NGOs play a better game when harnessing the opportunities to contribute to the Commission’s Better Regulation input.
I’ve looked at three Have Your Say Public Consultations on areas I know about but don’t work on.
I may have picked three odd examples. Some had mass public template submissions. I did not look at them as they tend to be ignored by policymakers and are evidence-barren.
The information NGOs brought to the table was of a higher quality and more persuasively presented.

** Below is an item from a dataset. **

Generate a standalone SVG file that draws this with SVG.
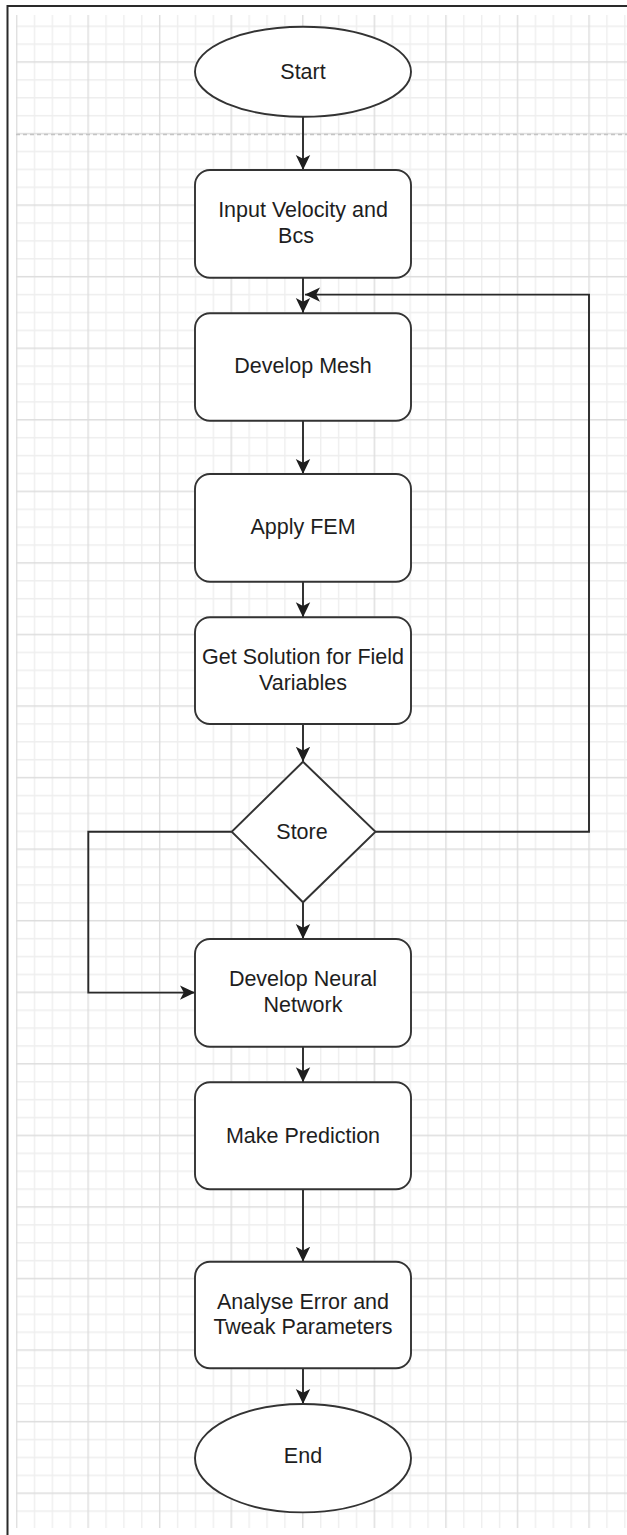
<svg xmlns="http://www.w3.org/2000/svg" width="627" height="1535" viewBox="0 0 627 1535">
<style>
.shape{fill:#ffffff;stroke:#333333;stroke-width:1.9}
.edge{fill:none;stroke:#2a2a2a;stroke-width:1.9}
.lbl{font-family:"Liberation Sans",Arial,sans-serif;font-size:21.5px;fill:#1e1e1e;text-anchor:middle}
</style>
<defs>
<pattern id="grid" patternUnits="userSpaceOnUse" x="15.85" y="61.25" width="71.56" height="71.56">
<path d="M18.64,0V71.56M36.53,0V71.56M54.42,0V71.56M0,18.64H71.56M0,36.53H71.56M0,54.42H71.56" stroke="#eeeeee" stroke-width="1.3" fill="none"/>
<path d="M0.75,0V71.56M0,0.75H71.56" stroke="#dddddd" stroke-width="1.4" fill="none"/>
</pattern>
<marker id="arr" markerUnits="userSpaceOnUse" markerWidth="16" markerHeight="16" viewBox="0 0 16 16" refX="15" refY="8" orient="auto">
<path d="M0,0.8 L15,8 L0,15.2 L3.8,8 Z" fill="#1e1e1e"/>
</marker>
</defs>
<rect x="0" y="0" width="627" height="1535" fill="#ffffff"/>
<rect x="16" y="15" width="611" height="1513" fill="url(#grid)"/>
<line x1="16" y1="134.5" x2="627" y2="134.5" stroke="#c4c4c4" stroke-width="1.5" stroke-dasharray="4 3"/>
<rect x="7.5" y="6" width="640" height="1560" fill="none" stroke="#2a2a2a" stroke-width="2"/>

<g id="connectors">
<path class="edge" d="M303,116.7V170" marker-end="url(#arr)"/>
<path class="edge" d="M303,277.7V313" marker-end="url(#arr)"/>
<path class="edge" d="M375.5,831.7H589V294.6H305" marker-end="url(#arr)"/>
<path class="edge" d="M303,420.7V474" marker-end="url(#arr)"/>
<path class="edge" d="M303,581.7V617.3" marker-end="url(#arr)"/>
<path class="edge" d="M303,724V761.7" marker-end="url(#arr)"/>
<path class="edge" d="M303,902.3V939" marker-end="url(#arr)"/>
<path class="edge" d="M231.7,831.7H88.3V992.6H195" marker-end="url(#arr)"/>
<path class="edge" d="M303,1046.7V1082.3" marker-end="url(#arr)"/>
<path class="edge" d="M303,1189.3V1261.7" marker-end="url(#arr)"/>
<path class="edge" d="M303,1368.3V1404" marker-end="url(#arr)"/>
</g>

<g id="start">
<ellipse class="shape" cx="303" cy="71.7" rx="108" ry="45"/>
<text class="lbl" x="303" y="78.5">Start</text>
</g>
<g id="input">
<rect class="shape" x="195" y="170" width="216" height="107.7" rx="15"/>
<text class="lbl" x="303" y="216.7">Input Velocity and</text>
<text class="lbl" x="296" y="242.7">Bcs</text>
</g>
<g id="mesh">
<rect class="shape" x="195" y="313.3" width="216" height="107.4" rx="15"/>
<text class="lbl" x="303" y="373">Develop Mesh</text>
</g>
<g id="fem">
<rect class="shape" x="195" y="474" width="216" height="107.7" rx="15"/>
<text class="lbl" x="303" y="534.4">Apply FEM</text>
</g>
<g id="solution">
<rect class="shape" x="195" y="617.3" width="216" height="106.7" rx="15"/>
<text class="lbl" x="303" y="664.4">Get Solution for Field</text>
<text class="lbl" x="303" y="689.6">Variables</text>
</g>
<g id="store">
<polygon class="shape" points="303,761.7 375.5,831.7 303,902.3 231.7,831.7"/>
<text class="lbl" x="302" y="839.4">Store</text>
</g>
<g id="neural">
<rect class="shape" x="195" y="939" width="216" height="107.7" rx="15"/>
<text class="lbl" x="303" y="986">Develop Neural</text>
<text class="lbl" x="303" y="1011.7">Network</text>
</g>
<g id="predict">
<rect class="shape" x="195" y="1082.3" width="216" height="107" rx="15"/>
<text class="lbl" x="303" y="1142.7">Make Prediction</text>
</g>
<g id="analyse">
<rect class="shape" x="195" y="1261.7" width="216" height="106.6" rx="15"/>
<text class="lbl" x="303" y="1308.8">Analyse Error and</text>
<text class="lbl" x="303" y="1333.5">Tweak Parameters</text>
</g>
<g id="end">
<ellipse class="shape" cx="303" cy="1458.2" rx="108" ry="54.2"/>
<text class="lbl" x="303" y="1462.7">End</text>
</g>
</svg>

In those three cases, they tended to use:
- Authoritative and independent studies
- Up-to-date data and trend analysis
- Data and evidence are visually well-presented
- Public evidence
- Far less anecdotal evidence
- Presentation of workable solutions
This does not surprise me.
I’ve worked for IFAW and WWF (although both a long time ago). IFAW was set up to bring about policy and political change. WWF is a conservation organisation that realized that it could only achieve its conservation goals by fixing public policy issues.
In both organisations, I realised that:
- Nothing could go out the door without the sign-off of the chief scientific advisor.
- The scientists called the shots.
- Considerable time and resources went into preparing state-of-the-art scientific research to plug gaps to help public policy making.
- They took the time to turn scientific research into clearly presented and visually compelling reports and studies.
- Plain English executive summaries for policymakers were mandatory.
- Scientific and technical experts were coached before they met officials and politicians.
- If the science and evidence did not support the preferred policy solution, that solution would have been dropped.
- Workable solutions were highlighted.
I checked with some officials who have received more feed-in from industry and NGOs. They agreed.